## Start
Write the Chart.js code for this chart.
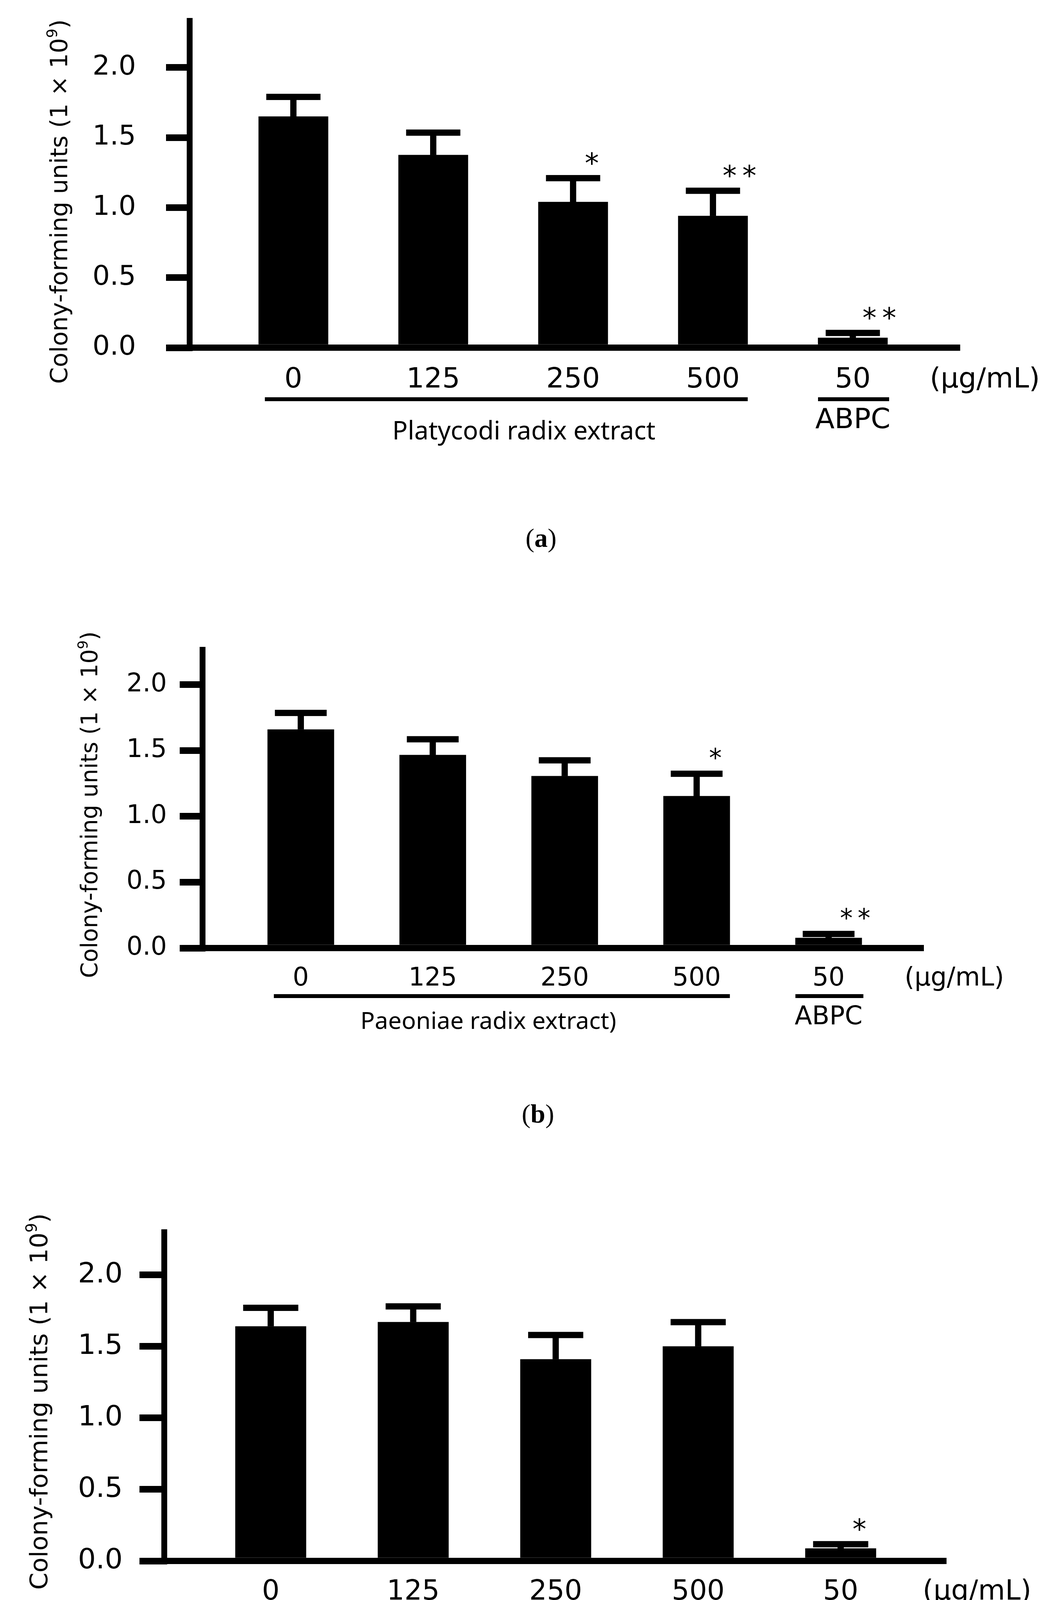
<!DOCTYPE html>
<html>
<head>
<meta charset="utf-8">
<script src="https://cdn.jsdelivr.net/npm/chart.js@4.4.1/dist/chart.umd.min.js"></script>
<style>
  html, body { margin: 0; padding: 0; background: #fff; }
  #page { position: relative; width: 2716px; height: 4544px; }
  canvas { position: absolute; left: 0; }
</style>
</head>
<body>
<div id="page">
  <canvas id="chartA" width="2716" height="1500" style="top:0px"></canvas>
  <canvas id="chartB" width="2716" height="1520" style="top:1500px"></canvas>
  <canvas id="chartC" width="2716" height="1524" style="top:3020px"></canvas>
</div>
<script>
// doses under each bar, the last one is the ABPC control
var doses = ['0', '125', '250', '500', '50'];
var yTicks = [0, 0.5, 1.0, 1.5, 2.0];

var meanA = [1.65, 1.375, 1.04, 0.94, 0.07];
var sdA   = [0.14, 0.16, 0.17, 0.18, 0.035];
var sigA  = ['', '', '*', '**', '**'];

var meanB = [1.66, 1.466, 1.306, 1.154, 0.077];
var sdB   = [0.126, 0.12, 0.12, 0.17, 0.03];
var sigB  = ['', '', '', '*', '**'];

var meanC = [1.64, 1.67, 1.41, 1.50, 0.087];
var sdC   = [0.13, 0.11, 0.17, 0.17, 0.03];
var sigC  = ['', '', '', '', '*'];

var groupLabels = ['Platycodi radix extract', 'Paeoniae radix extract)', 'Aurantii fructus immaturus extract'];
var controlLabel = 'ABPC';
var unitLabel = '(\u03BCg/mL)';
var yTitle = 'Colony-forming units (1 \u00D7 10';
var yTitleSup = '9';
var yTitleEnd = ')';
var panelLetters = ['a', 'b', 'c'];

var SANS = '"DejaVu Sans"';

function drawYTitle(ctx, cx, cy, size) {
  var f = size + 'px ' + SANS;
  var fs = Math.round(size * 0.62) + 'px ' + SANS;
  ctx.save();
  ctx.translate(cx, cy);
  ctx.rotate(-Math.PI / 2);
  ctx.textAlign = 'left';
  ctx.textBaseline = 'middle';
  ctx.font = f;
  var w1 = ctx.measureText(yTitle).width;
  var w3 = ctx.measureText(yTitleEnd).width;
  ctx.font = fs;
  var w2 = ctx.measureText(yTitleSup).width;
  var x = -(w1 + w2 + w3) / 2;
  ctx.font = f;
  ctx.fillText(yTitle, x, 0);
  ctx.font = fs;
  ctx.fillText(yTitleSup, x + w1, -size * 0.33);
  ctx.font = f;
  ctx.fillText(yTitleEnd, x + w1 + w2, 0);
  ctx.restore();
}

function drawLetter(ctx, letter, cx, cy, size) {
  var fn = size + 'px "Liberation Serif"';
  var fb = 'bold ' + fn;
  ctx.font = fn;
  var wp = ctx.measureText('(').width;
  var wq = ctx.measureText(')').width;
  ctx.font = fb;
  var wl = ctx.measureText(letter).width;
  var x = cx - (wp + wl + wq) / 2;
  ctx.textAlign = 'left';
  ctx.textBaseline = 'middle';
  ctx.font = fn; ctx.fillText('(', x, cy);
  ctx.font = fb; ctx.fillText(letter, x + wp, cy);
  ctx.font = fn; ctx.fillText(')', x + wp + wl, cy);
}

var panelPlugin = {
  id: 'panel',
  afterDatasetsDraw: function (chart, args, opts) {
    var ctx = chart.ctx;
    var ds = chart.data.datasets[0];
    var yScale = chart.scales.y;
    var bars = chart.getDatasetMeta(0).data;
    ctx.save();
    ctx.fillStyle = '#000';
    bars.forEach(function (bar, i) {
      var v = ds.data[i].y;
      var yTop = yScale.getPixelForValue(v + ds.sd[i]);
      var capW = bar.width * 0.78;
      ctx.fillRect(bar.x - 8, yTop, 16, bar.y - yTop);
      ctx.fillRect(bar.x - capW / 2, yTop - 8, capW, 16);
      if (ds.sig[i]) {
        var s = opts.catFont;
        ctx.font = s + 'px ' + SANS;
        ctx.textAlign = 'center';
        ctx.textBaseline = 'alphabetic';
        var dx = ds.sig[i].length > 1 ? 68 : 48;
        ctx.fillText(ds.sig[i].split('').join('\u2009'), bar.x + dx, yTop - 55 + 0.57 * s);
      }
    });
    ctx.restore();
  },
  afterDraw: function (chart, args, opts) {
    var ctx = chart.ctx;
    var bars = chart.getDatasetMeta(0).data;
    var area = chart.chartArea;
    ctx.save();
    ctx.fillStyle = '#000';
    drawYTitle(ctx, opts.titleX, opts.titleY, opts.titleFont);

    // group underline below the extract doses, and under the control dose
    var b0 = bars[0], b3 = bars[3], b4 = bars[4];
    var x0 = b0.x - b0.width / 2 + 16, x1 = b3.x + b3.width / 2;
    ctx.fillRect(x0, opts.lineY - 5, x1 - x0, 10);
    ctx.fillRect(b4.x - b4.width / 2, opts.lineY - 5, b4.width + 4, 10);

    ctx.textAlign = 'center';
    ctx.textBaseline = 'alphabetic';
    ctx.font = opts.grpFont + 'px "Noto Sans"';
    ctx.fillText(opts.group, opts.grpX, opts.grpBase);

    ctx.font = opts.catFont + 'px ' + SANS;
    ctx.textBaseline = 'middle';
    ctx.fillText(controlLabel, b4.x, opts.abpcY);
    ctx.fillText(unitLabel, opts.unitX, area.bottom + opts.catPad + opts.catFont * 0.6);

    drawLetter(ctx, opts.letter, opts.letterX, opts.letterY, 68);
    ctx.restore();
  }
};

function makeChart(canvasId, mean, sd, sig, group, letter, L) {
  var pts = mean.map(function (v, i) { return { x: i + 1, y: v }; });
  return new Chart(document.getElementById(canvasId), {
    type: 'bar',
    data: {
      datasets: [{
        data: pts,
        sd: sd,
        sig: sig,
        backgroundColor: '#000',
        borderWidth: 0,
        barThickness: L.bar
      }]
    },
    options: {
      responsive: false,
      animation: false,
      devicePixelRatio: 1,
      layout: { padding: { left: 0, top: L.top, right: L.padRight, bottom: L.padBottom } },
      plugins: {
        legend: { display: false },
        tooltip: { enabled: false },
        panel: {
          titleX: L.titleX, titleY: L.titleY, titleFont: L.titleFont,
          lineY: L.lineY, group: group, grpX: L.grpX, grpBase: L.grpBase, grpFont: L.grpFont,
          abpcY: L.abpcY, unitX: L.unitX, catFont: L.catFont, catPad: L.catPad,
          letter: letter, letterX: L.letterX, letterY: L.letterY
        }
      },
      scales: {
        x: {
          type: 'linear',
          offset: false,
          min: L.xMin,
          max: L.xMax,
          afterFit: function (s) {
            s.height = 150;
            s.paddingLeft = 0;
            s.paddingRight = 0;
          },
          afterBuildTicks: function (s) {
            s.ticks = doses.map(function (d, i) { return { value: i + 1 }; });
          },
          ticks: {
            autoSkip: false,
            maxRotation: 0,
            padding: L.catPad,
            color: '#000',
            font: { family: 'DejaVu Sans', size: L.catFont },
            callback: function (v, i) { return doses[i]; }
          },
          grid: { display: true, offset: false, drawOnChartArea: false, drawTicks: false, lineWidth: 0 },
          border: { display: true, width: 16, color: '#000' }
        },
        y: {
          min: 0,
          max: L.yMax,
          afterFit: function (s) {
            s.width = L.left;
            s.paddingTop = 0;
            s.paddingBottom = 0;
          },
          afterBuildTicks: function (s) {
            s.ticks = yTicks.map(function (v) { return { value: v }; });
          },
          ticks: {
            padding: L.tickPad,
            color: '#000',
            font: { family: 'DejaVu Sans', size: L.tickFont },
            callback: function (v) { return v.toFixed(1); }
          },
          grid: { drawOnChartArea: false, drawTicks: true, tickLength: L.tickLen, lineWidth: 17, color: '#000' },
          border: { display: true, width: 15, color: '#000' }
        }
      }
    },
    plugins: [panelPlugin]
  });
}

makeChart('chartA', meanA, sdA, sigA, groupLabels[0], panelLetters[0], {
  top: 53, left: 485, padRight: 258, padBottom: 460,
  yMax: 2.334, xMin: 0.257, xMax: 5.768, bar: 178,
  tickLen: 60, tickPad: 77, tickFont: 70, catFont: 72, catPad: 40,
  titleX: 156, titleY: 516, titleFont: 61,
  lineY: 1022, grpX: 1341, grpBase: 1125, grpFont: 65,
  abpcY: 1077, unitX: 2521, letterX: 1385, letterY: 1382
});

makeChart('chartB', meanB, sdB, sigB, groupLabels[1], panelLetters[1], {
  top: 163, left: 518, padRight: 351, padBottom: 443,
  yMax: 2.267, xMin: 0.254, xMax: 5.722, bar: 170,
  tickLen: 58, tickPad: 33, tickFont: 65, catFont: 65, catPad: 40,
  titleX: 234, titleY: 560, titleFont: 58,
  lineY: 1050, grpX: 1250, grpBase: 1134, grpFont: 61,
  abpcY: 1105, unitX: 2443, letterX: 1377, letterY: 1356
});

makeChart('chartC', meanC, sdC, sigC, groupLabels[2], panelLetters[2], {
  top: 134, left: 420, padRight: 293, padBottom: 398,
  yMax: 2.30, xMin: 0.2515, xMax: 5.743, bar: 181,
  tickLen: 63, tickPad: 43, tickFont: 72, catFont: 71, catPad: 38,
  titleX: 105, titleY: 568, titleFont: 63,
  lineY: 1111, grpX: 1242, grpBase: 1227, grpFont: 66,
  abpcY: 1169, unitX: 2501, letterX: 1287, letterY: 1450
});
</script>
</body>
</html>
## End
WRITTEN TASK:
From the first line above down to the line with "var yTicks = [0, 0.5, 1.0, 1.5, 2.0];", reproduce every line and no others, omitting pictures.

ANSWER BELOW:
Write the Chart.js code for this chart.
<!DOCTYPE html>
<html>
<head>
<meta charset="utf-8">
<script src="https://cdn.jsdelivr.net/npm/chart.js@4.4.1/dist/chart.umd.min.js"></script>
<style>
  html, body { margin: 0; padding: 0; background: #fff; }
  #page { position: relative; width: 2716px; height: 4544px; }
  canvas { position: absolute; left: 0; }
</style>
</head>
<body>
<div id="page">
  <canvas id="chartA" width="2716" height="1500" style="top:0px"></canvas>
  <canvas id="chartB" width="2716" height="1520" style="top:1500px"></canvas>
  <canvas id="chartC" width="2716" height="1524" style="top:3020px"></canvas>
</div>
<script>
// doses under each bar, the last one is the ABPC control
var doses = ['0', '125', '250', '500', '50'];
var yTicks = [0, 0.5, 1.0, 1.5, 2.0];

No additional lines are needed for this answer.